* TASK OBJECTIVE:
Quote every line as written. Omit pictures.

* SOURCE DATA:
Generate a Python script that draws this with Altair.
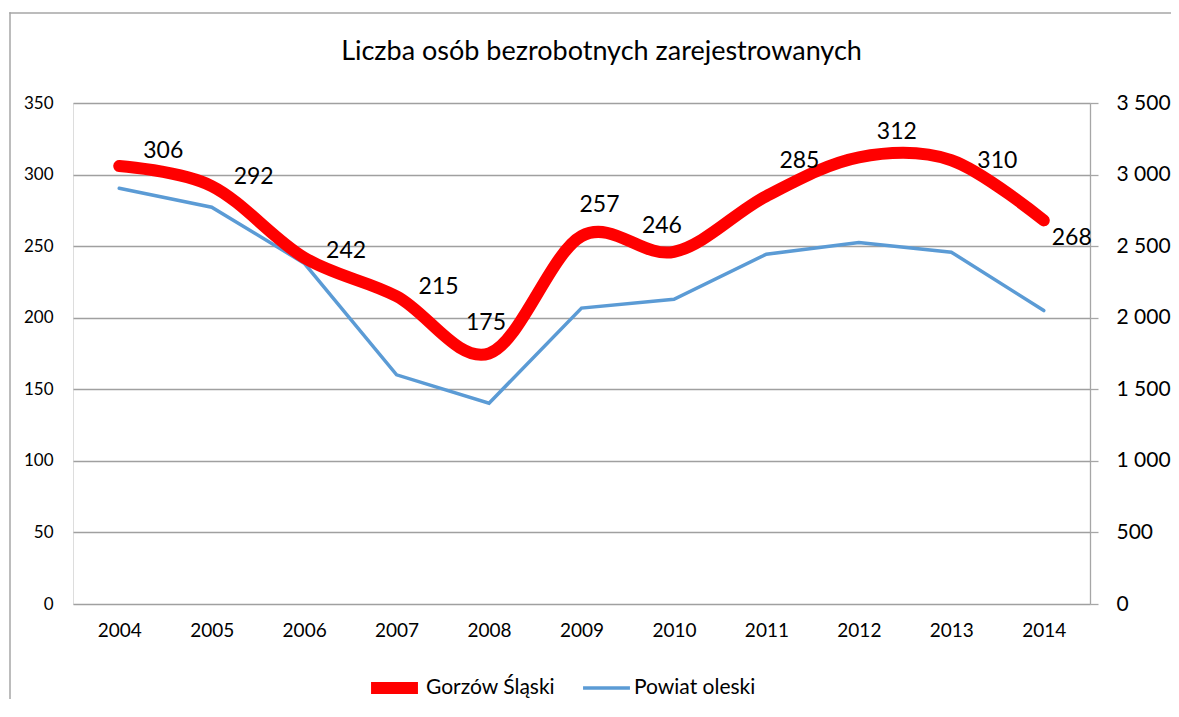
import altair as alt
import pandas as pd

years = ["2004", "2005", "2006", "2007", "2008", "2009", "2010", "2011", "2012", "2013", "2014"]
gorzow = [306, 292, 242, 215, 175, 257, 246, 285, 312, 310, 268]
powiat = [2904, 2772, 2381, 1601, 1403, 2067, 2129, 2444, 2525, 2458, 2050]

series_names = ["Gorzów Śląski", "Powiat oleski"]
series_colors = ["#FF0000", "#5B9BD5"]

# label offsets (pixels) relative to each data point
label_dx = [44, 42, 42, 42, -3, 18, -12, 33, 38, 46, 28]
label_dy = [-15, -9, -7, -9, -31, -31, -26, -35, -25, 1, 18]

FONT = "Lato"

df_g = pd.DataFrame({"year": years, "value": gorzow, "series": series_names[0],
                     "dx": label_dx, "dy": label_dy})
df_p = pd.DataFrame({"year": years, "value": powiat, "series": series_names[1]})

x_enc = alt.X("year:O", scale=alt.Scale(type="point", padding=0.5),
              axis=alt.Axis(title=None, domain=False, ticks=False, labelAngle=0,
                            labelFontSize=19, labelPadding=17, labelFont=FONT,
                            labelColor="black"))

color_enc = alt.Color("series:N", scale=alt.Scale(domain=series_names, range=series_colors),
                      legend=alt.Legend(title=None, orient="none", direction="horizontal",
                                        legendX=292, legendY=577, symbolType="stroke",
                                        symbolSize=2200, labelFontSize=21, labelFont=FONT,
                                        labelColor="black", labelOffset=2, columnPadding=25,
                                        clipHeight=16))
sw_enc = alt.StrokeWidth("series:N", scale=alt.Scale(domain=series_names, range=[12, 3.5]),
                         legend=None)

blue = alt.Chart(df_p).mark_line(strokeCap="round").encode(
    x=x_enc,
    y=alt.Y("value:Q", scale=alt.Scale(domain=[0, 3500]),
            axis=alt.Axis(title=None, orient="right", values=list(range(0, 3501, 500)),
                          grid=False, domain=True, domainColor="#A6A6A6", domainWidth=1.3,
                          ticks=True, tickSize=8, tickColor="#A6A6A6", tickWidth=1.3,
                          labelFontSize=21, labelPadding=18, labelFont=FONT,
                          labelColor="black",
                          labelExpr="replace(format(datum.value, ','), ',', ' ')")),
    color=color_enc,
    strokeWidth=sw_enc,
)

red_y = alt.Y("value:Q", scale=alt.Scale(domain=[0, 350]),
              axis=alt.Axis(title=None, orient="left", values=list(range(0, 351, 50)),
                            grid=True, gridColor="#A0A0A0", gridWidth=1.3,
                            domain=False, ticks=False, labelFontSize=17, labelPadding=20,
                            labelFont=FONT, labelColor="black"))

red = alt.Chart(df_g).mark_line(interpolate="cardinal", strokeCap="round").encode(
    x=x_enc, y=red_y, color=color_enc, strokeWidth=sw_enc,
)

labels = alt.Chart(df_g).mark_text(fontSize=23, font=FONT, color="black",
                                   align="center", baseline="middle",
                                   dx=alt.expr("datum.dx"), dy=alt.expr("datum.dy")).encode(
    x=x_enc, y=red_y,
    text="value:Q",
)

# outer chart frame (top and left edges visible), drawn as thin filled bars
frame_top = alt.Chart(alt.Data(values=[{"edge": "top"}])).mark_rect(
    fill="#A6A6A6", strokeWidth=0).encode(
    x=alt.value(-63.75), x2=alt.value(1098), y=alt.value(-90.75), y2=alt.value(-89.25))
frame_left = alt.Chart(alt.Data(values=[{"edge": "left"}])).mark_rect(
    fill="#A6A6A6", strokeWidth=0).encode(
    x=alt.value(-63.75), x2=alt.value(-62.25), y=alt.value(-90.75), y2=alt.value(596))

red_layer = alt.layer(red, labels)

chart = alt.layer(frame_top, frame_left, blue, red_layer).resolve_scale(y="independent").properties(
    width=1017, height=501,
    autosize=alt.AutoSizeParams(type="none"),
    padding={"left": 65, "top": 95, "right": 81, "bottom": 97},
    title=alt.TitleParams("Liczba osób bezrobotnych zarejestrowanych", fontSize=27,
                          font=FONT, fontWeight="normal", color="black", frame="group",
                          baseline="alphabetic", offset=-75, dx=20),
).configure_view(stroke=None).configure(background="white")

chart.save("out.html", embed_options={"renderer": "svg", "actions": False})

* ANSWER IN FULL:
Generate a Python script that draws this with Altair.
import altair as alt
import pandas as pd

years = ["2004", "2005", "2006", "2007", "2008", "2009", "2010", "2011", "2012", "2013", "2014"]
gorzow = [306, 292, 242, 215, 175, 257, 246, 285, 312, 310, 268]
powiat = [2904, 2772, 2381, 1601, 1403, 2067, 2129, 2444, 2525, 2458, 2050]

series_names = ["Gorzów Śląski", "Powiat oleski"]
series_colors = ["#FF0000", "#5B9BD5"]

# label offsets (pixels) relative to each data point
label_dx = [44, 42, 42, 42, -3, 18, -12, 33, 38, 46, 28]
label_dy = [-15, -9, -7, -9, -31, -31, -26, -35, -25, 1, 18]

FONT = "Lato"

df_g = pd.DataFrame({"year": years, "value": gorzow, "series": series_names[0],
                     "dx": label_dx, "dy": label_dy})
df_p = pd.DataFrame({"year": years, "value": powiat, "series": series_names[1]})

x_enc = alt.X("year:O", scale=alt.Scale(type="point", padding=0.5),
              axis=alt.Axis(title=None, domain=False, ticks=False, labelAngle=0,
                            labelFontSize=19, labelPadding=17, labelFont=FONT,
                            labelColor="black"))

color_enc = alt.Color("series:N", scale=alt.Scale(domain=series_names, range=series_colors),
                      legend=alt.Legend(title=None, orient="none", direction="horizontal",
                                        legendX=292, legendY=577, symbolType="stroke",
                                        symbolSize=2200, labelFontSize=21, labelFont=FONT,
                                        labelColor="black", labelOffset=2, columnPadding=25,
                                        clipHeight=16))
sw_enc = alt.StrokeWidth("series:N", scale=alt.Scale(domain=series_names, range=[12, 3.5]),
                         legend=None)

blue = alt.Chart(df_p).mark_line(strokeCap="round").encode(
    x=x_enc,
    y=alt.Y("value:Q", scale=alt.Scale(domain=[0, 3500]),
            axis=alt.Axis(title=None, orient="right", values=list(range(0, 3501, 500)),
                          grid=False, domain=True, domainColor="#A6A6A6", domainWidth=1.3,
                          ticks=True, tickSize=8, tickColor="#A6A6A6", tickWidth=1.3,
                          labelFontSize=21, labelPadding=18, labelFont=FONT,
                          labelColor="black",
                          labelExpr="replace(format(datum.value, ','), ',', ' ')")),
    color=color_enc,
    strokeWidth=sw_enc,
)

red_y = alt.Y("value:Q", scale=alt.Scale(domain=[0, 350]),
              axis=alt.Axis(title=None, orient="left", values=list(range(0, 351, 50)),
                            grid=True, gridColor="#A0A0A0", gridWidth=1.3,
                            domain=False, ticks=False, labelFontSize=17, labelPadding=20,
                            labelFont=FONT, labelColor="black"))

red = alt.Chart(df_g).mark_line(interpolate="cardinal", strokeCap="round").encode(
    x=x_enc, y=red_y, color=color_enc, strokeWidth=sw_enc,
)

labels = alt.Chart(df_g).mark_text(fontSize=23, font=FONT, color="black",
                                   align="center", baseline="middle",
                                   dx=alt.expr("datum.dx"), dy=alt.expr("datum.dy")).encode(
    x=x_enc, y=red_y,
    text="value:Q",
)

# outer chart frame (top and left edges visible), drawn as thin filled bars
frame_top = alt.Chart(alt.Data(values=[{"edge": "top"}])).mark_rect(
    fill="#A6A6A6", strokeWidth=0).encode(
    x=alt.value(-63.75), x2=alt.value(1098), y=alt.value(-90.75), y2=alt.value(-89.25))
frame_left = alt.Chart(alt.Data(values=[{"edge": "left"}])).mark_rect(
    fill="#A6A6A6", strokeWidth=0).encode(
    x=alt.value(-63.75), x2=alt.value(-62.25), y=alt.value(-90.75), y2=alt.value(596))

red_layer = alt.layer(red, labels)

chart = alt.layer(frame_top, frame_left, blue, red_layer).resolve_scale(y="independent").properties(
    width=1017, height=501,
    autosize=alt.AutoSizeParams(type="none"),
    padding={"left": 65, "top": 95, "right": 81, "bottom": 97},
    title=alt.TitleParams("Liczba osób bezrobotnych zarejestrowanych", fontSize=27,
                          font=FONT, fontWeight="normal", color="black", frame="group",
                          baseline="alphabetic", offset=-75, dx=20),
).configure_view(stroke=None).configure(background="white")

chart.save("out.html", embed_options={"renderer": "svg", "actions": False})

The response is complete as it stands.